Everybody knew that the way to exploit a market conservatively was to take profits and buy back your stocks on reactions. And that is precisely what I falsely did in my early years, or rather what I tried to do; for I often took profits and waited for a reaction that never came.
They say you never grow poor taking profits. No, you don't. But neither do you grow rich taking a four-point profit in a bull market. You might lose your position and with it the certainty of a big killing. It is the big swing that makes the big money for you."
Jesse Livermore, who started out penniless, and became what would in todays money have been a Billionaire through trading almost a hundred years ago.
"Trading is not about how often you are right. Trading is about how much money you make when you do have a winning position."
George Soros, MultiBillionaire in todays money as well, lol.

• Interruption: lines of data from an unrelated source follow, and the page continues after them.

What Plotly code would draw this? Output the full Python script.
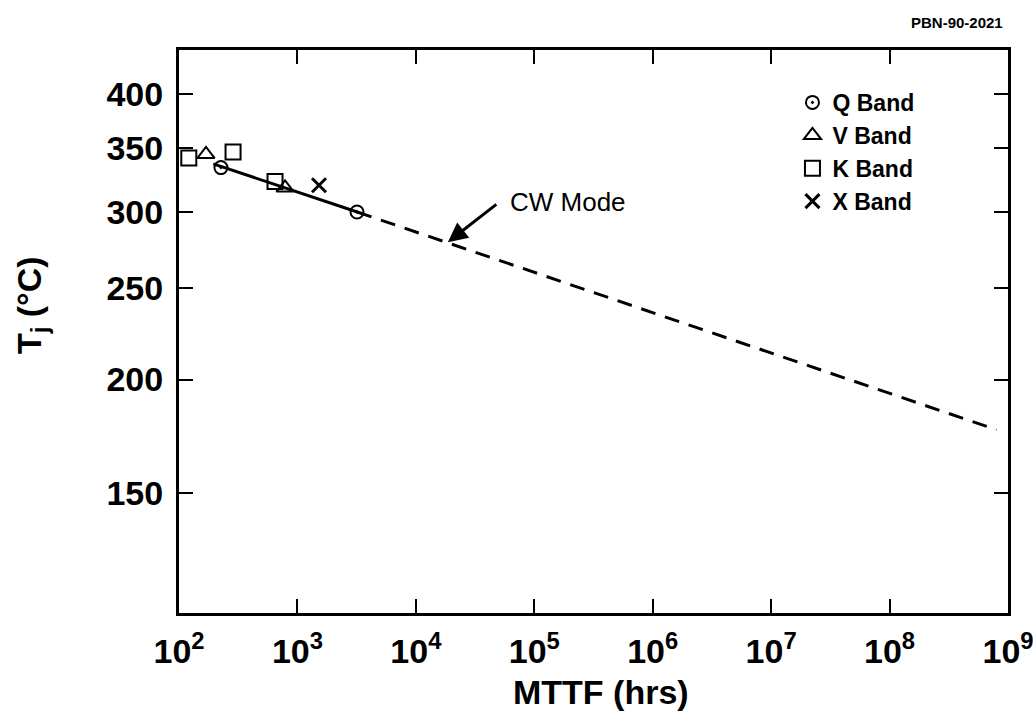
import plotly.graph_objects as go
import numpy as np

# ---- data ----
q_mttf = [226, 3185]
q_tj = [334, 300]
v_mttf = [169, 786]
v_tj = [345, 318]
k_mttf = [121, 286, 647]
k_tj = [342, 347, 323]
x_mttf = [1521]
x_tj = [320]

fit_solid_mttf = [195, 3200]
fit_solid_tj = [337, 300]
fit_dash_mttf = [3200, 8e8]
fit_dash_tj = [300, 176.5]

y_tick_labels = [150, 200, 250, 300, 350, 400]
x_tick_exps = [2, 3, 4, 5, 6, 7, 8, 9]


def u(t):
    """Arrhenius scale: 1000 / T(K)."""
    return 1000.0 / (np.asarray(t, dtype=float) + 273.15)


FONT = "Liberation Sans, Arial, Helvetica, sans-serif"

fig = go.Figure()

fig.add_trace(go.Scatter(x=fit_solid_mttf, y=u(fit_solid_tj), mode="lines",
                         line=dict(color="black", width=3), showlegend=False, hoverinfo="skip"))
fig.add_trace(go.Scatter(x=fit_dash_mttf, y=u(fit_dash_tj), mode="lines",
                         line=dict(color="black", width=3, dash="15px,10px"),
                         showlegend=False, hoverinfo="skip"))

mk_line = dict(color="black", width=2)
fig.add_trace(go.Scatter(x=q_mttf, y=u(q_tj), mode="markers", name="Q Band",
                         marker=dict(symbol="circle-open-dot", size=13, color="black", line=mk_line)))
fig.add_trace(go.Scatter(x=v_mttf, y=u(v_tj), mode="markers", name="V Band",
                         marker=dict(symbol="triangle-up-open", size=15, color="black", line=mk_line)))
fig.add_trace(go.Scatter(x=k_mttf, y=u(k_tj), mode="markers", name="K Band",
                         marker=dict(symbol="square-open", size=15, color="black", line=mk_line)))
fig.add_trace(go.Scatter(x=x_mttf, y=u(x_tj), mode="markers", name="X Band",
                         marker=dict(symbol="x-thin-open", size=14, color="black",
                                     line=dict(color="black", width=3))))

axis_common = dict(
    showline=True, linecolor="black", linewidth=3, mirror="ticks",
    ticks="inside", ticklen=14, tickwidth=2, tickcolor="black",
    showgrid=False, zeroline=False, automargin=False,
    ticklabeloverflow="allow",
    tickfont=dict(family=FONT, size=34, color="black", weight="bold"),
)

fig.update_xaxes(
    type="log", range=[2, 9],
    tickvals=[10.0 ** e for e in x_tick_exps],
    ticktext=[f"10<sup>{e}</sup>" for e in x_tick_exps],
    ticklabelstandoff=6,
    **axis_common,
)
fig.update_yaxes(
    range=[2.6272, 1.3882],
    tickvals=list(u(y_tick_labels)),
    ticktext=[str(t) for t in y_tick_labels],
    ticklabelstandoff=6,
    **axis_common,
)

fig.update_layout(
    width=1033, height=715,
    margin=dict(l=179, r=25, t=50, b=102),
    paper_bgcolor="white", plot_bgcolor="white",
    font=dict(family=FONT, color="black"),
    legend=dict(x=0.74, y=0.945, xanchor="left", yanchor="top",
                bgcolor="rgba(0,0,0,0)",
                font=dict(family=FONT, size=23, color="black", weight="bold"),
                itemwidth=30),
    annotations=[
        dict(text="MTTF (hrs)", xref="paper", yref="paper", x=0.509, y=-0.140,
             xanchor="center", yanchor="middle", showarrow=False,
             font=dict(family=FONT, size=34, color="black", weight="bold")),
        dict(text="T<sub>j</sub> (°C)", xref="paper", yref="paper", x=-0.1785, y=0.547,
             xanchor="center", yanchor="middle", showarrow=False, textangle=-90,
             font=dict(family=FONT, size=34, color="black", weight="bold")),
        dict(text="PBN-90-2021", xref="paper", yref="paper", x=0.9964, y=1.048,
             xanchor="right", yanchor="middle", showarrow=False,
             font=dict(family=FONT, size=15, color="black", weight="bold")),
        dict(text="CW Mode", xref="paper", yref="paper", x=0.4692, y=0.730,
             xanchor="center", yanchor="middle", showarrow=False,
             font=dict(family=FONT, size=26, color="black")),
        dict(text="", x=4.27, y=float(u(279)), xref="x", yref="y",
             showarrow=True, ax=50, ay=-39, arrowhead=2, arrowsize=1.3,
             arrowwidth=3, arrowcolor="black"),
    ],
)

fig.write_html("out.html")
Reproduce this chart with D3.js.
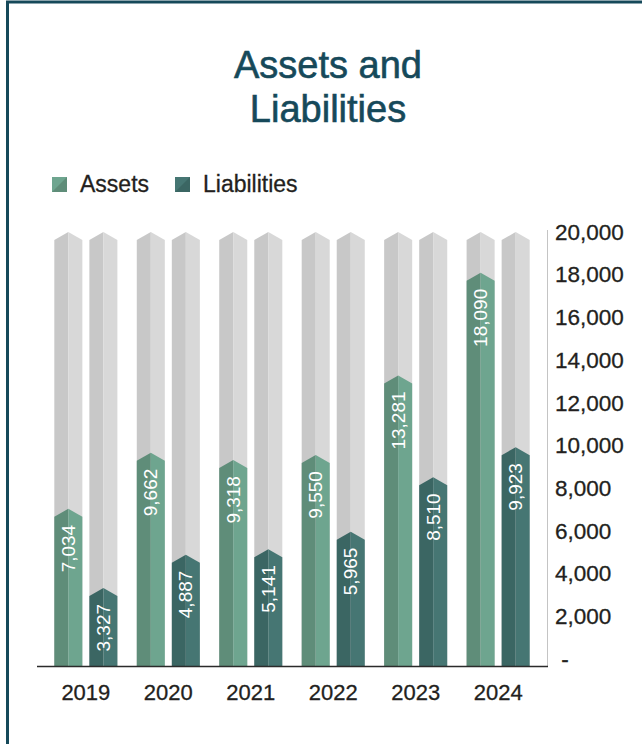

Conversely, Market Wizard Marty Schwartz, who wrote the excellent Pit Bull, had what far too many cherish, the 70, 80% hit rate, and a NON-compounding return on his assets of 30% / month, but to keep that working he had to regularly clear out his account for market liquidity issues. Later when he tried to join the top dogs, first through Commodities Corp that was later bought out by Goldmans Sachs and supplied him with what for his style was too much money to make his method work, and later when he attempted to start his own hedge fund, both times he failed to get his scalping / very short term / high hit rate methods to work with large sums.
It's either scalp your way to a very good livelihood with a high hit rate, or go join the top dogs and forget about hit rate, maximising your risk / reward ratios instead.
If you could combine high hit rate with excellent risk / reward ratios you would be the richest person on this planet and most other galaxies out there in no time at all.